Codere showing signs of recovery following LatAm reopening
Codere is confident of bouncing back from COVID-19 induced headwinds, having identifying a resurgence in Latin American countries as the jurisdictions gradually reopen after months of lockdowns.
Providing a financial update for the first nine months of 2021, the Spanish gambling group explained that it had generated total revenue of €499.6 as of September 2021, an increase of 8.5%.
Codere further disclosed that it was closing the time period with €86 million in cash, having recorded a net loss of €243 million in comparison to €240 million in the corresponding period in 2020.
Meanwhile, adjusted EBITDA grew by 90% to €54.4 million, which Codere attributed to ‘best results in all markets’, with the firm’s EBITDA margin increasing by 4.7% year-on-year to 10.9% as a result of the “reactivation of the business and the rigorous efficiency measures implemented throughout this period”.

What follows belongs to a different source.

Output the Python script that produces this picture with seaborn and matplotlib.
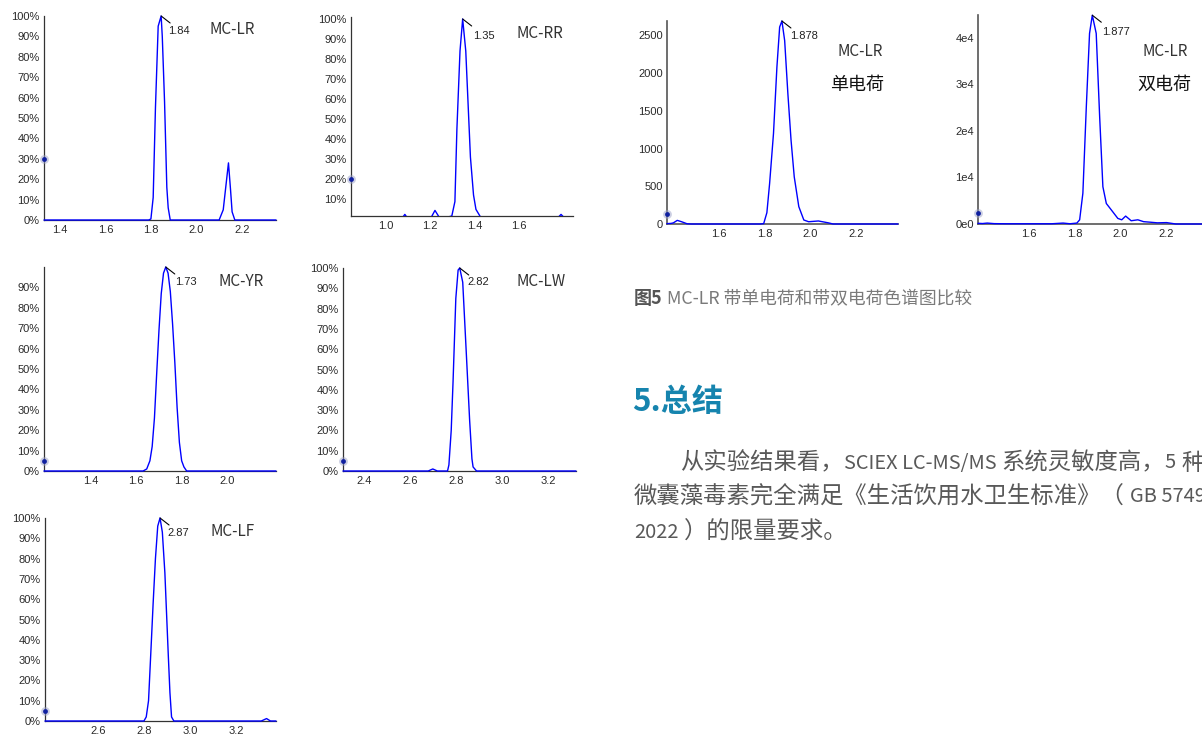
import numpy as np
import pandas as pd
import matplotlib
matplotlib.use("Agg")
import matplotlib.pyplot as plt
import seaborn as sns

sns.set_theme(style="white")
plt.rcParams['font.family'] = ['Liberation Sans', 'DejaVu Sans']

# ---------------- data ----------------
# MC-LR (relative %)
lr_t = [1.33, 1.79, 1.80, 1.81, 1.82, 1.832, 1.845, 1.85, 1.86, 1.87, 1.876, 1.885, 2.10, 2.118, 2.13, 2.141, 2.15, 2.157, 2.169, 2.35]
lr_i = [0, 0, 0.5, 11, 55, 95, 100, 90, 58, 16, 6, 0, 0, 5, 17, 28, 15, 4, 0, 0]
# MC-RR
rr_t = [0.842, 1.07, 1.085, 1.10, 1.20, 1.221, 1.245, 1.297, 1.311, 1.32, 1.334, 1.346, 1.36, 1.381, 1.395, 1.406, 1.432, 1.77, 1.79, 1.81, 1.844]
rr_i = [0, 0, 2.3, 0, 0, 4.3, 0, 1.5, 8.7, 45, 84, 100, 84, 31, 12, 4.8, 0, 0, 2.3, 0, 0]
# MC-YR
yr_t = [1.193, 1.63, 1.646, 1.66, 1.67, 1.68, 1.69, 1.70, 1.71, 1.72, 1.73, 1.74, 1.75, 1.76, 1.77, 1.78, 1.79, 1.80, 1.81, 1.822, 2.216]
yr_i = [0, 0, 1, 5, 12, 26, 48, 69, 87, 97, 100, 97, 88, 72, 53, 31, 14, 5, 2, 0, 0]
# MC-LW
lw_t = [2.31, 2.68, 2.70, 2.72, 2.764, 2.77, 2.78, 2.788, 2.80, 2.81, 2.817, 2.83, 2.846, 2.86, 2.87, 2.875, 2.89, 3.322]
lw_i = [0, 0, 1, 0, 0, 3, 20, 44, 85, 99, 100, 93, 57, 25, 6, 2, 0, 0]
# MC-LF
lf_t = [2.37, 2.80, 2.81, 2.82, 2.833, 2.84, 2.85, 2.86, 2.87, 2.88, 2.891, 2.906, 2.913, 2.92, 2.93, 3.31, 3.333, 3.35, 3.374]
lf_i = [0, 0, 2, 10, 41, 58, 80, 96, 100, 93, 73, 32, 14, 2, 0, 0, 1.2, 0, 0]
# MC-LR single charge (counts)
s_t = [1.372, 1.39, 1.40, 1.417, 1.436, 1.46, 1.48, 1.78, 1.796, 1.81, 1.822, 1.839, 1.854, 1.866, 1.876, 1.888, 1.902, 1.916, 1.93, 1.95, 1.972, 1.993, 2.036, 2.08, 2.10, 2.385]
s_i = [5, 8, 15, 48, 30, 3, 0, 0, 5, 150, 538, 1200, 2080, 2610, 2690, 2430, 1730, 1110, 625, 230, 53, 30, 40, 15, 0, 0]
# MC-LR double charge (counts)
d_t = [1.38, 1.40, 1.42, 1.45, 1.50, 1.60, 1.70, 1.75, 1.78, 1.81, 1.822, 1.836, 1.851, 1.865, 1.877, 1.894, 1.909, 1.923, 1.938, 1.96, 1.988, 2.005, 2.022, 2.046, 2.075, 2.10, 2.126, 2.16, 2.20, 2.24, 2.45]
d_i = [150, 100, 200, 80, 50, 50, 50, 200, 50, 200, 900, 6600, 25200, 40900, 44800, 40900, 23000, 8000, 4400, 3000, 1200, 900, 1700, 700, 900, 500, 400, 250, 300, 0, 0]

pct_ticks = [0, 10, 20, 30, 40, 50, 60, 70, 80, 90, 100]
pct_labels = [f"{v}%" for v in pct_ticks]
s_ticks = [0, 500, 1000, 1500, 2000, 2500]
d_ticks = [0, 10000, 20000, 30000, 40000]
d_labels = ["0e0", "1e4", "2e4", "3e4", "4e4"]

# article text pieces: (text, is_latin)
para_line1 = [("从实验结果看，", False), ("SCIEX LC-MS/MS", True), (" ", None), ("系统灵敏度高，", False),
              ("5", True), (" ", None), ("种", False)]
para_line2 = [("微囊藻毒素完全满足《生活饮用水卫生标准》（", False), (" ", None), ("GB 5749-", True)]
para_line3 = [("2022", True), (" ", None), ("）的限量要求。", False)]

# ---------------- figure ----------------
W, H = 1202, 736
fig = plt.figure(figsize=(W / 100, H / 100), dpi=100)
fig.patch.set_facecolor("white")


def add_ax(l, t, r, b):
    return fig.add_axes([l / W, 1 - b / H, (r - l) / W, (b - t) / H])


def ftext(x, y, s, **kw):
    return fig.text(x / W, 1 - y / H, s, **kw)


CJK = ['Noto Sans CJK SC', 'DejaVu Sans']
TICKC = '#2a2a2a'


def style(ax, xlim, ylim, xticks, yticks, ylabels=None, spine_c='#333333', spine_w=0.9):
    ax.set_xlim(*xlim)
    ax.set_ylim(*ylim)
    ax.set_xticks(xticks)
    ax.set_xticklabels([f"{v:.1f}" for v in xticks])
    ax.set_yticks(yticks)
    if ylabels is not None:
        ax.set_yticklabels(ylabels)
    ax.tick_params(axis='both', length=0, labelsize=8, labelcolor=TICKC)
    ax.tick_params(axis='x', pad=3.5)
    ax.tick_params(axis='y', pad=3)
    for sp in ['top', 'right']:
        ax.spines[sp].set_visible(False)
    for sp in ['left', 'bottom']:
        ax.spines[sp].set_color(spine_c)
        ax.spines[sp].set_linewidth(spine_w)
    ax.set_xlabel("")
    ax.set_ylabel("")
    ax.patch.set_alpha(0)
    ax.grid(False)


def trace(ax, t, i, clip=False):
    df = pd.DataFrame({"t": t, "i": i})
    sns.lineplot(data=df, x="t", y="i", ax=ax, color="#0000ff", linewidth=1.0,
                 estimator=None, sort=False)
    for ln in ax.lines:
        ln.set_clip_on(clip)
        ln.set_zorder(3)


def marker(ax, y):
    x0 = ax.get_xlim()[0]
    ax.scatter([x0], [y], s=40, color='#9aa0c8', alpha=0.5, zorder=5, clip_on=False, linewidths=0)
    ax.scatter([x0], [y], s=12, color='#1020a0', zorder=6, clip_on=False, linewidths=0)


def leader(ax, xp, yp):
    ax.annotate('', xy=(xp, yp), xycoords='data', xytext=(9, -7), textcoords='offset pixels',
                arrowprops=dict(arrowstyle='-', color='black', lw=0.8, shrinkA=0, shrinkB=0),
                annotation_clip=False)


# Panel 1: MC-LR
ax1 = add_ax(44, 16, 276, 220)
trace(ax1, lr_t, lr_i)
style(ax1, (1.33, 2.35), (0, 100), [1.4, 1.6, 1.8, 2.0, 2.2], pct_ticks, pct_labels)
marker(ax1, 30)
leader(ax1, 1.845, 100)
ftext(168, 31, "1.84", fontsize=8, va='center', ha='left', color='#222')
ftext(209, 29, "MC-LR", fontsize=11, va='center', ha='left', color='#333', family=CJK)

# Panel 2: MC-RR
ax2 = add_ax(351, 17, 573, 216)
trace(ax2, rr_t, rr_i, clip=True)
style(ax2, (0.842, 1.844), (1.5, 101), [1.0, 1.2, 1.4, 1.6], pct_ticks[1:], pct_labels[1:])
marker(ax2, 20)
leader(ax2, 1.346, 100)
ftext(473, 36, "1.35", fontsize=8, va='center', ha='left', color='#222')
ftext(517, 33, "MC-RR", fontsize=11, va='center', ha='left', color='#333', family=CJK)

# Panel 3: MC-YR
ax3 = add_ax(44, 267, 276, 471)
trace(ax3, yr_t, yr_i)
style(ax3, (1.193, 2.216), (0, 100), [1.4, 1.6, 1.8, 2.0], pct_ticks[:-1], pct_labels[:-1])
marker(ax3, 5)
leader(ax3, 1.73, 100)
ftext(175, 282, "1.73", fontsize=8, va='center', ha='left', color='#222')
ftext(218, 282, "MC-YR", fontsize=11, va='center', ha='left', color='#333', family=CJK)

# Panel 4: MC-LW
ax4 = add_ax(343, 268, 576, 471)
trace(ax4, lw_t, lw_i)
style(ax4, (2.31, 3.322), (0, 100), [2.4, 2.6, 2.8, 3.0, 3.2], pct_ticks, pct_labels)
marker(ax4, 5)
leader(ax4, 2.817, 100)
ftext(467, 282, "2.82", fontsize=8, va='center', ha='left', color='#222')
ftext(517, 282, "MC-LW", fontsize=11, va='center', ha='left', color='#333', family=CJK)

# Panel 5: MC-LF
ax5 = add_ax(45, 518, 276, 721)
trace(ax5, lf_t, lf_i)
style(ax5, (2.37, 3.374), (0, 100), [2.6, 2.8, 3.0, 3.2], pct_ticks, pct_labels)
marker(ax5, 5)
leader(ax5, 2.87, 100)
ftext(167, 533, "2.87", fontsize=8, va='center', ha='left', color='#222')
ftext(210, 531, "MC-LF", fontsize=11, va='center', ha='left', color='#333', family=CJK)

# Panel 6: single charge
ax6 = add_ax(667, 21, 898, 224)
trace(ax6, s_t, s_i)
style(ax6, (1.372, 2.385), (0, 2690), [1.6, 1.8, 2.0, 2.2], s_ticks, [str(v) for v in s_ticks],
      spine_c='#555555', spine_w=1.2)
marker(ax6, 128)
leader(ax6, 1.876, 2690)
ftext(790, 36, "1.878", fontsize=8, va='center', ha='left', color='#222')
ftext(837, 52, "MC-LR", fontsize=11, va='center', ha='left', color='#333', family=CJK)
ftext(830, 85, "单电荷", fontsize=13, va='center', ha='left', color='#111', family=CJK)

# Panel 7: double charge
ax7 = add_ax(978, 15, 1225, 224)
trace(ax7, d_t, d_i)
style(ax7, (1.38, 2.454), (0, 44850), [1.6, 1.8, 2.0, 2.2], d_ticks, d_labels,
      spine_c='#555555', spine_w=1.2)
marker(ax7, 2300)
leader(ax7, 1.877, 44800)
ftext(1102, 32, "1.877", fontsize=8, va='center', ha='left', color='#222')
ftext(1143, 52, "MC-LR", fontsize=11, va='center', ha='left', color='#333', family=CJK)
ftext(1137, 85, "双电荷", fontsize=13, va='center', ha='left', color='#111', family=CJK)

# ---------------- article text ----------------
ftext(634, 299, "图5", fontsize=13.0, fontweight='bold', va='center', ha='left', color='#555555', family=CJK)
ftext(667, 299, "MC-LR 带单电荷和带双电荷色谱图比较", fontsize=12.8, va='center', ha='left',
      color='#7a7a7a', family=CJK)

ftext(632, 402, "5.总结", fontsize=22.4, fontweight='bold', va='center', ha='left', color='#1684ae', family=CJK)

para_c = '#595959'
renderer = fig.canvas.get_renderer()


def draw_line(x, y, pieces, cjk_size=16.8, latin_size=14.4, gap=5):
    for s, latin in pieces:
        if latin is None:
            x += gap
            continue
        t = ftext(x, y, s, fontsize=latin_size if latin else cjk_size, va='center', ha='left',
                  color=para_c, family=CJK)
        bb = t.get_window_extent(renderer)
        x += bb.width


draw_line(680, 463, para_line1)
draw_line(634, 497, para_line2)
draw_line(634, 532, para_line3)

fig.savefig("out.png", dpi=100, facecolor="white")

A reactivation of the firm’s operations in the third quarter of 2021 was identified as the primary reason behind the start of its recovery in the latter phases of the year, starting with the reopening of the national markets in the countries of Argentina and Uruguay.

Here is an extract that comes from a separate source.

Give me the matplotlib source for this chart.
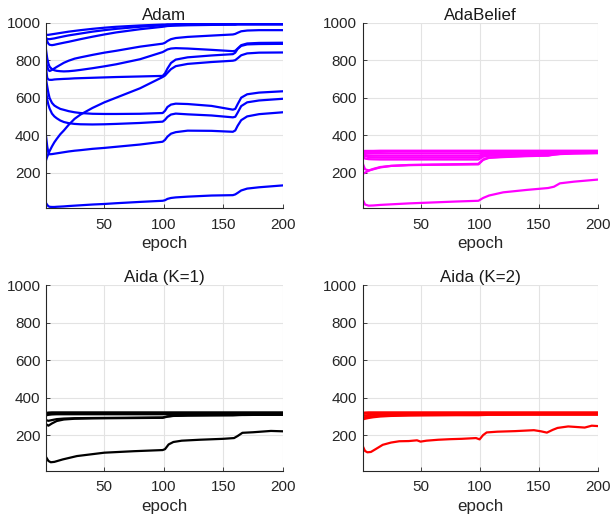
import numpy as np
import matplotlib
matplotlib.use('Agg')
import matplotlib.pyplot as plt

##data (one list per curve)
epochs = [1, 3, 6, 10, 16, 25, 40, 60, 80, 99, 103, 108, 120, 140, 158, 163, 168, 180, 200]
adam_epochs = [1, 2, 3, 4, 6, 8, 10, 13, 16, 20, 25, 30, 40, 50, 60, 80, 99, 101, 103, 106, 110,
	120, 140, 158, 160, 162, 165, 170, 180, 200]

adam = [
	[936, 935, 935, 936, 938, 940, 942, 945, 948, 952, 956, 960, 967, 973, 978, 985, 990, 990, 991, 991, 992, 993, 993, 993, 993, 994, 994, 994, 994, 994],
	[918, 914, 912, 912, 914, 916, 919, 923, 927, 932, 937, 942, 952, 960, 967, 978, 986, 987, 988, 988, 989, 990, 991, 991, 991, 992, 992, 992, 992, 992],
	[915, 900, 888, 882, 880, 882, 885, 889, 893, 898, 905, 912, 925, 937, 948, 965, 978, 980, 982, 983, 984, 986, 988, 989, 989, 990, 990, 990, 990, 990],
	[790, 765, 748, 742, 748, 756, 764, 775, 786, 797, 808, 815, 828, 840, 850, 872, 888, 893, 902, 912, 918, 924, 931, 937, 940, 946, 954, 958, 960, 960],
	[855, 810, 782, 765, 752, 746, 743, 741, 740, 741, 744, 748, 757, 767, 778, 805, 843, 850, 857, 862, 864, 862, 855, 848, 850, 862, 880, 889, 892, 893],
	[760, 705, 697, 695, 695, 697, 698, 699, 700, 701, 703, 704, 706, 708, 710, 713, 716, 730, 755, 785, 803, 815, 825, 832, 840, 860, 876, 884, 886, 887],
	[266, 285, 300, 315, 340, 362, 380, 405, 425, 455, 487, 510, 545, 575, 600, 650, 710, 718, 732, 752, 768, 780, 790, 797, 800, 810, 826, 836, 840, 841],
	[700, 660, 625, 598, 572, 558, 550, 540, 535, 528, 522, 518, 514, 513, 513, 514, 518, 530, 550, 563, 568, 566, 556, 536, 540, 565, 600, 618, 627, 634],
	[640, 590, 562, 542, 515, 500, 490, 478, 470, 464, 460, 458, 457, 458, 460, 465, 472, 482, 497, 510, 515, 511, 505, 495, 498, 520, 555, 575, 585, 594],
	[395, 340, 305, 298, 299, 301, 303, 306, 309, 313, 317, 320, 327, 332, 338, 350, 365, 375, 392, 408, 416, 424, 423, 418, 425, 450, 480, 500, 512, 522],
	[38, 28, 21, 18, 17, 17, 18, 19, 20, 22, 24, 26, 30, 33, 37, 44, 50, 53, 60, 65, 68, 72, 78, 80, 84, 92, 105, 115, 122, 132],
]

adabelief = [
	[315, 316, 316, 316, 317, 317, 317, 317, 317, 317, 317, 317, 317, 317, 317, 317, 317, 317, 317],
	[310, 311, 311, 311, 311, 312, 312, 312, 312, 312, 313, 313, 313, 313, 313, 314, 314, 314, 314],
	[306, 303, 302, 302, 302, 302, 302, 302, 302, 302, 306, 308, 309, 310, 310, 311, 311, 311, 311],
	[300, 294, 291, 290, 290, 290, 290, 290, 290, 290, 298, 302, 304, 306, 307, 309, 310, 310, 310],
	[298, 288, 283, 281, 280, 280, 280, 280, 280, 280, 292, 297, 300, 302, 303, 305, 307, 308, 309],
	[290, 275, 272, 271, 270, 270, 270, 270, 270, 270, 285, 290, 294, 297, 298, 302, 304, 306, 307],
	[250, 218, 212, 218, 228, 236, 241, 243, 245, 247, 270, 281, 285, 290, 292, 297, 300, 303, 305],
	[193, 200, 210, 220, 230, 236, 240, 242, 243, 244, 268, 279, 283, 288, 291, 296, 299, 302, 304],
	[57, 30, 24, 25, 28, 31, 36, 41, 46, 50, 65, 78, 95, 108, 118, 125, 143, 152, 163],
]

aida_k1 = [
	[318, 320, 321, 321, 321, 321, 321, 321, 321, 321, 321, 321, 321, 321, 321, 321, 321, 321, 321],
	[313, 315, 316, 316, 316, 316, 316, 316, 316, 316, 316, 316, 316, 316, 316, 316, 316, 316, 316],
	[305, 308, 310, 311, 311, 311, 311, 311, 311, 311, 312, 312, 312, 312, 312, 312, 312, 312, 312],
	[280, 276, 280, 285, 288, 290, 291, 292, 293, 294, 300, 303, 305, 306, 306, 307, 308, 308, 309],
	[258, 250, 262, 275, 283, 287, 289, 290, 291, 292, 298, 302, 304, 305, 306, 307, 307, 308, 308],
]
k1_low_epochs = [1, 3, 5, 8, 15, 27, 50, 75, 99, 101, 104, 108, 115, 130, 150, 159, 162, 166, 175, 190, 200]
k1_low = [83, 62, 55, 57, 70, 88, 106, 114, 120, 125, 150, 163, 170, 175, 180, 184, 195, 212, 215, 222, 220]

aida_k2 = [
	[318, 320, 321, 321, 321, 321, 321, 321, 321, 321, 321, 321, 321, 321, 321, 321, 321, 321, 321],
	[312, 314, 316, 316, 316, 316, 316, 316, 316, 316, 316, 316, 316, 316, 316, 316, 316, 316, 316],
	[301, 304, 307, 309, 310, 311, 311, 312, 312, 312, 312, 312, 312, 312, 312, 312, 312, 312, 312],
	[292, 295, 298, 301, 304, 306, 307, 308, 308, 308, 309, 310, 310, 310, 310, 310, 310, 310, 310],
	[283, 287, 291, 295, 299, 302, 304, 305, 306, 306, 307, 308, 308, 309, 309, 309, 309, 309, 309],
]
k2_low_epochs = [1, 3, 5, 8, 12, 18, 25, 32, 40, 47, 50, 55, 65, 75, 85, 97, 100, 103, 106, 115, 130,
	146, 152, 157, 162, 166, 175, 182, 189, 195, 200]
k2_low = [142, 115, 108, 110, 125, 148, 160, 167, 168, 172, 165, 170, 175, 178, 180, 184, 177, 200, 214, 218, 221,
	226, 220, 213, 228, 238, 246, 243, 240, 250, 248]

titles = ['Adam', 'AdaBelief', 'Aida (K=1)', 'Aida (K=2)']
colors = ['#0000ff', '#ff00ff', '#000000', '#ff0000']
xticks = [50, 100, 150, 200]
yticks = [200, 400, 600, 800, 1000]

##figure and axes boxes (in figure fractions, matched to the picture)
plt.rcParams['font.family'] = ['Liberation Sans', 'DejaVu Sans']
fig = plt.figure(figsize=(6.12, 5.22), dpi=100)
boxes = [[0.0752, 0.601, 0.387, 0.3556],
	[0.5926, 0.601, 0.384, 0.3556],
	[0.0752, 0.0983, 0.387, 0.3556],
	[0.5926, 0.0983, 0.384, 0.3556]]

panels = [
	[(adam_epochs, s) for s in adam],
	[(epochs, s) for s in adabelief],
	[(epochs, s) for s in aida_k1] + [(k1_low_epochs, k1_low)],
	[(epochs, s) for s in aida_k2] + [(k2_low_epochs, k2_low)],
]

for i in range(4):
	ax = fig.add_axes(boxes[i])
	for x, y in panels[i]:
		ax.plot(x, y, color=colors[i], lw=1.6, solid_joinstyle='round')
	ax.set_xlim(1, 200)
	ax.set_ylim(10, 1000)
	ax.set_xticks(xticks)
	ax.set_yticks(yticks)
	ax.grid(True, color='#e3e3e3', lw=0.8)
	ax.set_axisbelow(True)
	for side in ['top', 'right']:
		ax.spines[side].set_visible(False)
	for side in ['left', 'bottom']:
		ax.spines[side].set_color('#262626')
		ax.spines[side].set_linewidth(0.8)
	ax.tick_params(direction='in', length=3, width=0.6, colors='#262626', labelsize=11)
	ax.tick_params(axis='x', pad=7)
	ax.tick_params(axis='y', pad=4)
	ax.set_title(titles[i], fontsize=12.2, pad=2, color='#1a1a1a')
	ax.set_xlabel('epoch', fontsize=12.2, labelpad=3, color='#262626')

fig.savefig('out.png', dpi=100)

Of the group’s business units, Mexico, Argentina, Spain and its online divisions experienced the greatest success, with growth rates of 50%, 26%, 22.5% and 22% respectively, whilst total turnover ending September increased by 18% on the first nine months of 2020.
However, Italy and Uruguay have continued to pose some hurdles due to vaccination certification requirements in the former and the closure of the Hotel Casino Carrasco in the latter, although Codere predicts that the casino will be able to resume operations this month.

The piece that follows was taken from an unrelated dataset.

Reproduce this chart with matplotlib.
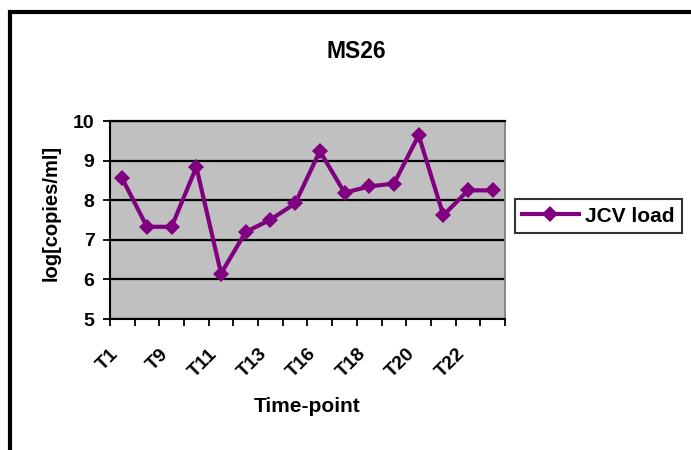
import matplotlib.pyplot as plt
from matplotlib.patches import Rectangle
from matplotlib.transforms import ScaledTranslation

plt.rcParams['font.family'] = ['Liberation Sans', 'DejaVu Sans']
plt.rcParams['font.weight'] = 'bold'

# 16 time points, only every second label is shown on the axis
timepoints = ["T1", "T8", "T9", "T10", "T11", "T12", "T13", "T15",
              "T16", "T17", "T18", "T19", "T20", "T21", "T22", "T23"]
jcv_load = [8.55, 7.33, 7.33, 8.84, 6.15, 7.2, 7.51, 7.92,
            9.24, 8.19, 8.35, 8.42, 9.64, 7.62, 8.25, 8.25]

fig = plt.figure(figsize=(6.91, 4.5), dpi=100)
ax = fig.add_axes([0.159, 0.291, 0.572, 0.44])
ax.set_facecolor('#c0c0c0')

x = list(range(len(timepoints)))
ax.plot(x, jcv_load, color='#800080', lw=3, marker='D', ms=8.5, mew=0,
        label='JCV load', zorder=3)

ax.set_xlim(-0.5, len(timepoints) - 0.5)
ax.set_ylim(5, 10)
ax.set_yticks([5, 6, 7, 8, 9, 10])
ax.yaxis.grid(True, color='black', lw=1.6)
ax.set_axisbelow(True)

ax.set_xticks(x[::2])
ax.set_xticklabels(timepoints[::2], rotation=45, ha='right',
                   rotation_mode='anchor', fontsize=14, fontweight='bold')
ax.set_xticks([i - 0.5 for i in range(len(timepoints) + 1)], minor=True)
ax.tick_params(axis='x', which='major', length=0, pad=19)
ax.tick_params(axis='x', which='minor', length=5, width=1.3, direction='out')
ax.tick_params(axis='y', length=5, width=1.3, direction='out',
               labelsize=14, pad=6)
for lab in ax.get_yticklabels():
    lab.set_fontweight('bold')
shift = ScaledTranslation(-0.12, 0, fig.dpi_scale_trans)
for lab in ax.get_xticklabels():
    lab.set_transform(lab.get_transform() + shift)

for s in ['left', 'bottom']:
    ax.spines[s].set_color('black')
    ax.spines[s].set_linewidth(1.5)
ax.spines['right'].set_color('#808080')
ax.spines['right'].set_linewidth(1.3)
ax.spines['top'].set_color('black')
ax.spines['top'].set_linewidth(1.6)

fig.text(356 / 691, 1 - 51 / 450, 'MS26', fontsize=16.5, fontweight='bold',
         ha='center', va='center')
fig.text(307 / 691, 1 - 407 / 450, 'Time-point', fontsize=15, fontweight='bold',
         ha='center', va='center')
fig.text(51 / 691, 1 - 213 / 450, 'log[copies/ml]', fontsize=14.5,
         fontweight='bold', ha='center', va='center', rotation=90)

leg = ax.legend(loc='center left', bbox_to_anchor=(515 / 691, 1 - 216 / 450),
                bbox_transform=fig.transFigure, frameon=True, fancybox=False,
                prop={'weight': 'bold', 'size': 15}, handlelength=2.7,
                borderpad=0.35, borderaxespad=0, handletextpad=0.3)
leg.get_frame().set_edgecolor('black')
leg.get_frame().set_linewidth(1.5)

# outer chart frame (cut off at right and bottom)
fig.patches.append(Rectangle((0.0145, -0.05), 1.1, 1.024, transform=fig.transFigure,
                             fill=False, edgecolor='black', lw=3))

fig.savefig('out.png', dpi=100)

Closing its update, Codere detailed that it also expects to complete the $350 million merger of its online gaming subsidiary with SPAC DD3 Acquisition Corp. II later this month, to create a Nasdaq-listed Latin America-facing web-based gambling platform – Codere Online.
Additionally, the group also maintains that its extensive bond restructuring will also be finalised by 19 November. The restructuring was initially announced towards the end of April, a result of an agreement with its stakeholders which would see a cash injection of €225 million.
A caveat of the deal between the company and its shareholders would see it liquidated, and its assets transferred to a new corporate structure in order to ensure its variability.